-- begin DATA FOR PROCESSING --
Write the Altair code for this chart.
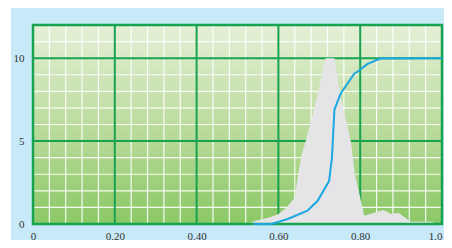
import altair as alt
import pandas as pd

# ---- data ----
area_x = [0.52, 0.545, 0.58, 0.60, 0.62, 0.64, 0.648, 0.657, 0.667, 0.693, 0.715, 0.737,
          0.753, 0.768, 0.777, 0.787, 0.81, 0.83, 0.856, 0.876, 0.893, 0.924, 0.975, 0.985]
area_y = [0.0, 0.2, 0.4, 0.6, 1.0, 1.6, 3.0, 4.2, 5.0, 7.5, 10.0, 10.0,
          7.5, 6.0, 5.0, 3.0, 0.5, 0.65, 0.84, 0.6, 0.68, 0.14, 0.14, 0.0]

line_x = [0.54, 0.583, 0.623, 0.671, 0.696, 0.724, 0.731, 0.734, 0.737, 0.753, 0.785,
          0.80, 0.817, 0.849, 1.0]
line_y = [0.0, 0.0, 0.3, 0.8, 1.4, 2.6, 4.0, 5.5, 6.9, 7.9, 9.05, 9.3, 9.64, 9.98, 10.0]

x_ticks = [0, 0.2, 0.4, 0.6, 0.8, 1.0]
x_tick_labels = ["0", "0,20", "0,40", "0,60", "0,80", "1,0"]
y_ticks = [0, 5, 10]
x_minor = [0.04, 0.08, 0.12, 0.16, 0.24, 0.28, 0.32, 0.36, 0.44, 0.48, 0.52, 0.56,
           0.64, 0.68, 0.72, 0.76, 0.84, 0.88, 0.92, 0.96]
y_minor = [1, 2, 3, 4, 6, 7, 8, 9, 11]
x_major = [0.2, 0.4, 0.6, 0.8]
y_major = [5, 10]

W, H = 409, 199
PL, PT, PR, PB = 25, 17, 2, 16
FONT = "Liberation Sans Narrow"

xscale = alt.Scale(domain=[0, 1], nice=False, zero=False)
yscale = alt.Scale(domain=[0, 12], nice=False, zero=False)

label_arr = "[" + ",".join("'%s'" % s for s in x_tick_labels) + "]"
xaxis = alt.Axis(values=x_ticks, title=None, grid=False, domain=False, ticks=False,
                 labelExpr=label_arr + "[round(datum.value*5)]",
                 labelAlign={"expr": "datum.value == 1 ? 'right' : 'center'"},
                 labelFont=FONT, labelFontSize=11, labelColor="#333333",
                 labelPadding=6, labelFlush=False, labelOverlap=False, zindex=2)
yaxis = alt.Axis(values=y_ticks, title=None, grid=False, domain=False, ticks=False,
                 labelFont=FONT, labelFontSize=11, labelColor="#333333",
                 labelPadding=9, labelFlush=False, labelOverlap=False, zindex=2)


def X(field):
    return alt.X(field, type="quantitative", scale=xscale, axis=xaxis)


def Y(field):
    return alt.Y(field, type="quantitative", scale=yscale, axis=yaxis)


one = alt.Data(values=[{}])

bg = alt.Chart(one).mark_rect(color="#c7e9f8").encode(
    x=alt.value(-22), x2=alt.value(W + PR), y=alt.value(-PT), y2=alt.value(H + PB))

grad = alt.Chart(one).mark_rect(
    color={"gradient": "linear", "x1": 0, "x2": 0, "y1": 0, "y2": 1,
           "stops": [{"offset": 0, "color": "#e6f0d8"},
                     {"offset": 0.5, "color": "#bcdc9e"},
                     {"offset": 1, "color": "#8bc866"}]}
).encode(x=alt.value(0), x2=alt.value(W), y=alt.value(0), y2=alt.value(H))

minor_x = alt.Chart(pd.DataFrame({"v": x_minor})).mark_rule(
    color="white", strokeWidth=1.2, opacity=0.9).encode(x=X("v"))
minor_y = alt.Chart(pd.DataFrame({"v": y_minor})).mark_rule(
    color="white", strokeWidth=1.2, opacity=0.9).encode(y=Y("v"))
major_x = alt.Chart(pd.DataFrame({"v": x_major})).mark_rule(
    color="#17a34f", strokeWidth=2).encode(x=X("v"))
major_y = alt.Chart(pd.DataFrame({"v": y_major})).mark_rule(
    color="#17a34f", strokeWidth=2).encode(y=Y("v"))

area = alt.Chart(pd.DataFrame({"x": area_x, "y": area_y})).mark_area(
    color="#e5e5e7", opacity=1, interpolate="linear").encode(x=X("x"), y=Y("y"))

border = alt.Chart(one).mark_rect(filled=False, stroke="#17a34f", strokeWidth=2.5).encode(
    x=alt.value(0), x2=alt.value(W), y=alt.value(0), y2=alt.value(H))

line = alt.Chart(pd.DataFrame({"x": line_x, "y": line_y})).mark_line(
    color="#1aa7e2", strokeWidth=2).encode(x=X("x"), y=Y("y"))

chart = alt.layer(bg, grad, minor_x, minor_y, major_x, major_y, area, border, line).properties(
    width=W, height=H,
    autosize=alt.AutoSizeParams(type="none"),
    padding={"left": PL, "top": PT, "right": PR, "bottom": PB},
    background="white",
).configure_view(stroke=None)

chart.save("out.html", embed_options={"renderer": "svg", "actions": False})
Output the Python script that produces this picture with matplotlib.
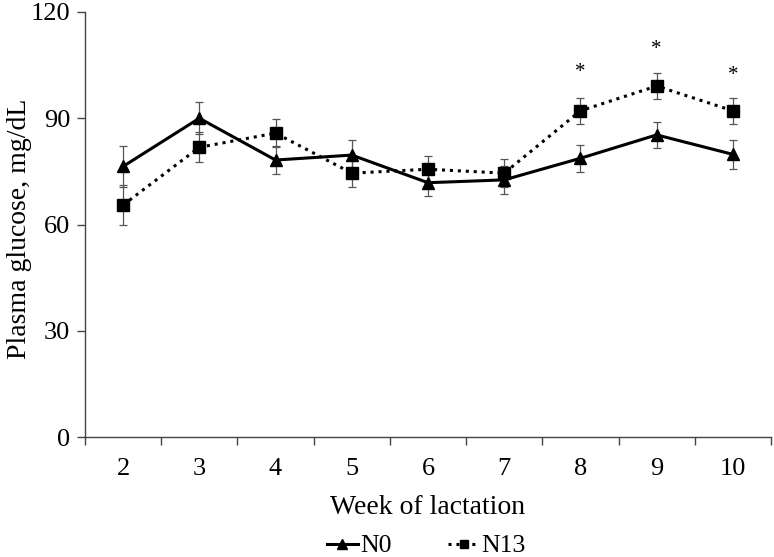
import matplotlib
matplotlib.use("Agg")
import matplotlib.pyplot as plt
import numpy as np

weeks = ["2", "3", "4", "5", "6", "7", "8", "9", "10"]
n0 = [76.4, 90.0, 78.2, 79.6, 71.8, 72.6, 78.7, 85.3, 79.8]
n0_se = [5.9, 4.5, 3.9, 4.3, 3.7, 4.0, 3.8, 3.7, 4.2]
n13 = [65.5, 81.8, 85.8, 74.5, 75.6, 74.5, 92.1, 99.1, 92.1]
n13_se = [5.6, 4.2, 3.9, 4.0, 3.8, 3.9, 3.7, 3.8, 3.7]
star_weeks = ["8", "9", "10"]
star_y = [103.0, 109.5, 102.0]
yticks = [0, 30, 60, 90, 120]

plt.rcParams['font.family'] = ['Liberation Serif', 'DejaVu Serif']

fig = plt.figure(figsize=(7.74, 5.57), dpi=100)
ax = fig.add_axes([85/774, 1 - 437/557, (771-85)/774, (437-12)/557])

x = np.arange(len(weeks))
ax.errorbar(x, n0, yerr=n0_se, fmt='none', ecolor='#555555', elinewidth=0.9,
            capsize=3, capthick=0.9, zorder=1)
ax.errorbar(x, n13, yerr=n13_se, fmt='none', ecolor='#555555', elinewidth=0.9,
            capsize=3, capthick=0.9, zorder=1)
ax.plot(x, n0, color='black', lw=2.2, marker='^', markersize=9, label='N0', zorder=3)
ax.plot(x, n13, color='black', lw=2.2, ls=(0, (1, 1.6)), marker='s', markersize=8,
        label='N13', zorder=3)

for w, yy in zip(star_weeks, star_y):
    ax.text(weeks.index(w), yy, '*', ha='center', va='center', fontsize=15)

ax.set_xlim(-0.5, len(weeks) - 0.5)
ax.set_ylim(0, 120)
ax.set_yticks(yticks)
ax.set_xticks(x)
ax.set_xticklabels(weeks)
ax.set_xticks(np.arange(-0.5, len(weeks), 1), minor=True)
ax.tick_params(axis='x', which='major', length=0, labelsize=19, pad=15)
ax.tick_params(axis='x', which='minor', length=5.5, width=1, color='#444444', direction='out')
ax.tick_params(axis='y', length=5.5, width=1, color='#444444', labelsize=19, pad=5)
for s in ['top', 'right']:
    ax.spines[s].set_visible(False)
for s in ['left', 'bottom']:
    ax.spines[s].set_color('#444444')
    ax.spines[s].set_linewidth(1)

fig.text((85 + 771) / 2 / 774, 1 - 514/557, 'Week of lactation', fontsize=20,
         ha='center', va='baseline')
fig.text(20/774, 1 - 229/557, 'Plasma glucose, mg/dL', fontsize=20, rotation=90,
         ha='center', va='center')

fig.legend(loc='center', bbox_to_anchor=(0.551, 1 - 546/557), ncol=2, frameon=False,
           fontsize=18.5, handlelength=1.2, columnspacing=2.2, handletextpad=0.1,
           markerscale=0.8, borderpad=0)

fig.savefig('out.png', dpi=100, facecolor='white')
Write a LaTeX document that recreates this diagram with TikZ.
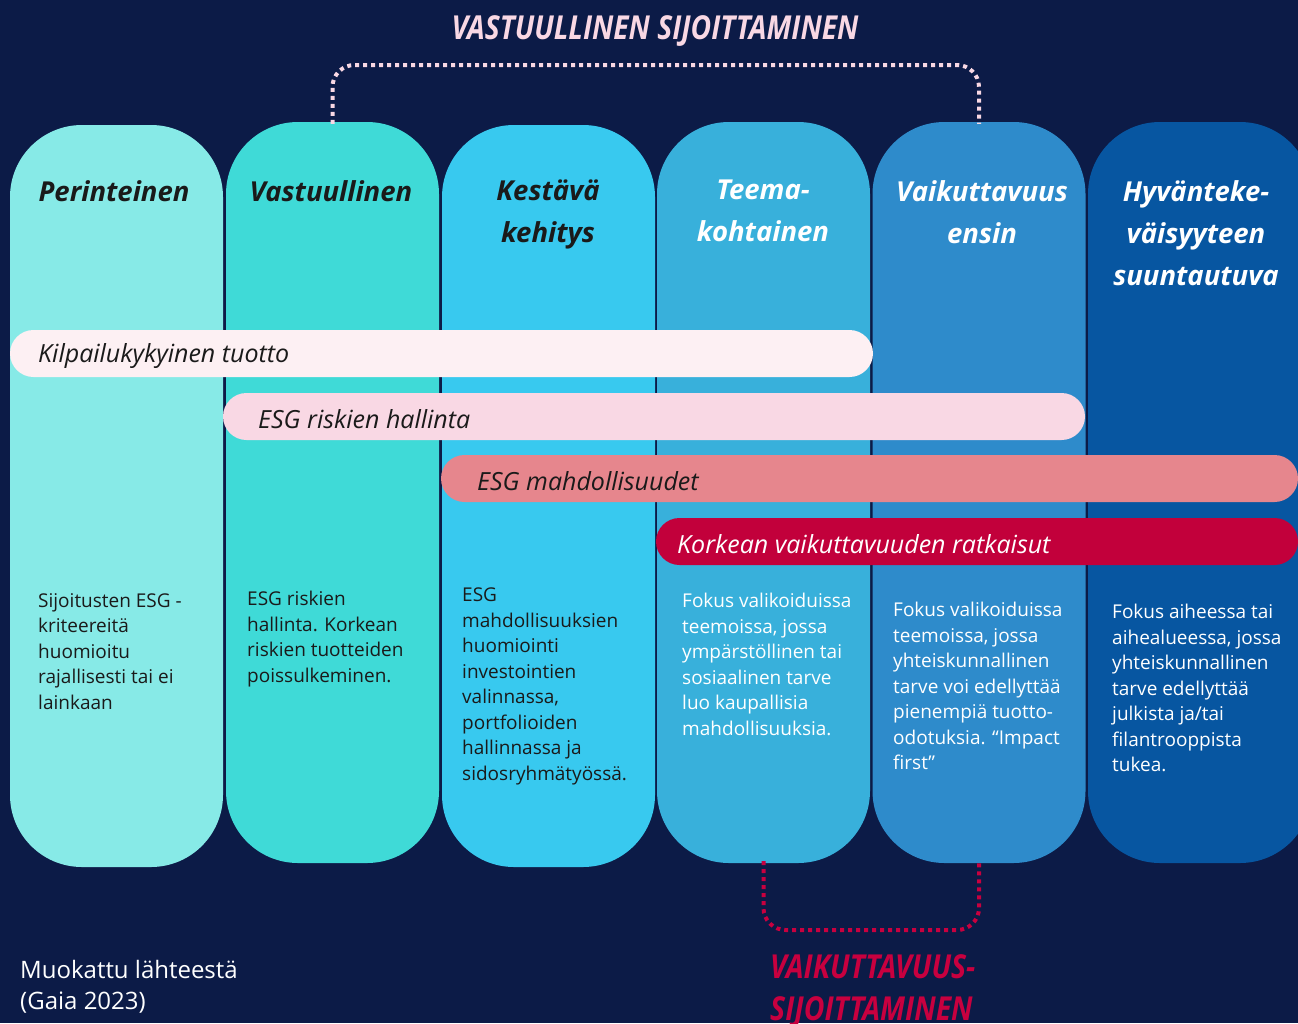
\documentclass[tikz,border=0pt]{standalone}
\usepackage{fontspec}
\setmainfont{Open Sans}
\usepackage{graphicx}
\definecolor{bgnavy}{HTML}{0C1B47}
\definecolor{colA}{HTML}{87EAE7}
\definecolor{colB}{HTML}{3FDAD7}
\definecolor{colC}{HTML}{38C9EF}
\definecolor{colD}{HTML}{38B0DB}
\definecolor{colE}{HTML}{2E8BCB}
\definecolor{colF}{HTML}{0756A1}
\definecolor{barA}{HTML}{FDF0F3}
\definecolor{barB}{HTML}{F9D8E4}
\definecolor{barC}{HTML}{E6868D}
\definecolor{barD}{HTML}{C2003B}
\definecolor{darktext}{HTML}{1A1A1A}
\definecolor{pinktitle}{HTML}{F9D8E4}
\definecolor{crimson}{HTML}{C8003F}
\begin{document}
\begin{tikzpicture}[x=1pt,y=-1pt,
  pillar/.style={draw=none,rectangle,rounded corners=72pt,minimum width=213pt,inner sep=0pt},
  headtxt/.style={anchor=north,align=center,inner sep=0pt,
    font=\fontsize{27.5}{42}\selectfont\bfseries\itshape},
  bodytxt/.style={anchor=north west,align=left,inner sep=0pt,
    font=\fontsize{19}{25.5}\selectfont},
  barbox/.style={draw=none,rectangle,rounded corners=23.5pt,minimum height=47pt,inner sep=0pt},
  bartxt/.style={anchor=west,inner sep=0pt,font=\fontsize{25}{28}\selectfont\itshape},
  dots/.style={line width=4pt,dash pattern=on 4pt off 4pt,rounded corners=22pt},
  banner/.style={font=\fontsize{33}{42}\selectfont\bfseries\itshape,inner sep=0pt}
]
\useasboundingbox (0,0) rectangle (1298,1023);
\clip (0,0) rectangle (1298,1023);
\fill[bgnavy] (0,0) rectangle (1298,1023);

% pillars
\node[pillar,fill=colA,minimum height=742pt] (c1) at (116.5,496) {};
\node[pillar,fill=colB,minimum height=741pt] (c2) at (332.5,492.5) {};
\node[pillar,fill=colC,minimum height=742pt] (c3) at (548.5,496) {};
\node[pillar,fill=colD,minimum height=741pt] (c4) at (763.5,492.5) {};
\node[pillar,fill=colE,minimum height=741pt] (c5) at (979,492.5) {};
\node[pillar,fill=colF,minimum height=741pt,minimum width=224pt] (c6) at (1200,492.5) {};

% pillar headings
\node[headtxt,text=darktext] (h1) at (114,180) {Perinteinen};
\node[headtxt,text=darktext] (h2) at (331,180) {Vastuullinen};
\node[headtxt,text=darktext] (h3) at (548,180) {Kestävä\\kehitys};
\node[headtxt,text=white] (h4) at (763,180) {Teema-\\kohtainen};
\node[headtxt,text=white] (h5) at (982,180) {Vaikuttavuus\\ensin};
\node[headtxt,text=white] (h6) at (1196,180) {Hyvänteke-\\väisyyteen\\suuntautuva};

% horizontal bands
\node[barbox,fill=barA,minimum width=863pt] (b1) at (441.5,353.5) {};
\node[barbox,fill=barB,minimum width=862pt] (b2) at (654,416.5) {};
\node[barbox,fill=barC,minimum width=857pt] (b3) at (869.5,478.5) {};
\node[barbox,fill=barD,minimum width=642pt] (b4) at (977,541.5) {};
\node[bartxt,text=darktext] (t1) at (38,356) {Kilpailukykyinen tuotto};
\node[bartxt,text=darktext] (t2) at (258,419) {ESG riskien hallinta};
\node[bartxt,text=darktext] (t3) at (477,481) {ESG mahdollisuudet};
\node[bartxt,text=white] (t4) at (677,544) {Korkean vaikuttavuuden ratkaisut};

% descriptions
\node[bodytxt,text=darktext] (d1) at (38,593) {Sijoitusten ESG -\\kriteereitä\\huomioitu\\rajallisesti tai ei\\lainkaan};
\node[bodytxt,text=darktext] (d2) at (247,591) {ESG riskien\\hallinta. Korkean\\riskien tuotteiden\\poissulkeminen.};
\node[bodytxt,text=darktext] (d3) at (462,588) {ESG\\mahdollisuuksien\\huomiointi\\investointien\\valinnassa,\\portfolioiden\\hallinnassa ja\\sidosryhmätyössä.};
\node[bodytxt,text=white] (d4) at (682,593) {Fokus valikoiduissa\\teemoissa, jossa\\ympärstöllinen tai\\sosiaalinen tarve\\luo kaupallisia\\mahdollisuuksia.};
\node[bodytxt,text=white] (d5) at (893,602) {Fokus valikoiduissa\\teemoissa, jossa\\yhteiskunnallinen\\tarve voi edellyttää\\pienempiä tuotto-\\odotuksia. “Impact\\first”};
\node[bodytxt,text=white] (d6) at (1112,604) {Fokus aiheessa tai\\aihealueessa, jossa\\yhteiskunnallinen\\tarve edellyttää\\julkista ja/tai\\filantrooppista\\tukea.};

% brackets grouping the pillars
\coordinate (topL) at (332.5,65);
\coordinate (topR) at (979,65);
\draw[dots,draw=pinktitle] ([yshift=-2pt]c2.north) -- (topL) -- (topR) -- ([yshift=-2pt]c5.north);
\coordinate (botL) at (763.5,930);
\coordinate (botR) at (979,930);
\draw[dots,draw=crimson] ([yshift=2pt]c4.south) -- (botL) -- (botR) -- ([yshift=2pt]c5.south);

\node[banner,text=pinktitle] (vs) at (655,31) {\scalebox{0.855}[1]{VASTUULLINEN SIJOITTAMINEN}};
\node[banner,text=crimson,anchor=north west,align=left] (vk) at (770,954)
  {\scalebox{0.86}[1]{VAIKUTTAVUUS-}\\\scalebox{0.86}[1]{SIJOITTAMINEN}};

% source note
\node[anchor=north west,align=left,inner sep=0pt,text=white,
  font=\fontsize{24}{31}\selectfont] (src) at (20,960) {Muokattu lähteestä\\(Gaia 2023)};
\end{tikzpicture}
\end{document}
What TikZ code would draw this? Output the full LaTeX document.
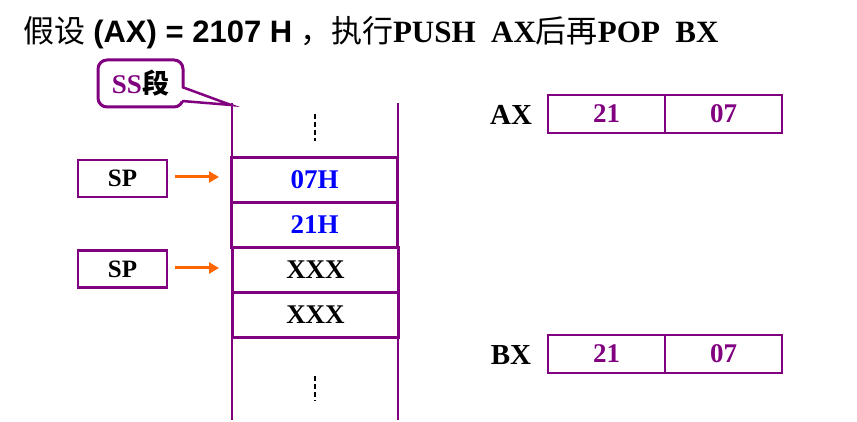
-- end DATA FOR PROCESSING --
■ **SET EXERCISE**: Exactly and only the lines from the top of the records down to the line containing "import pandas as pd" should be transcribed, please, without the pictures.

■ **FINISHED EXERCISE**:
Write the Altair code for this chart.
import altair as alt
import pandas as pd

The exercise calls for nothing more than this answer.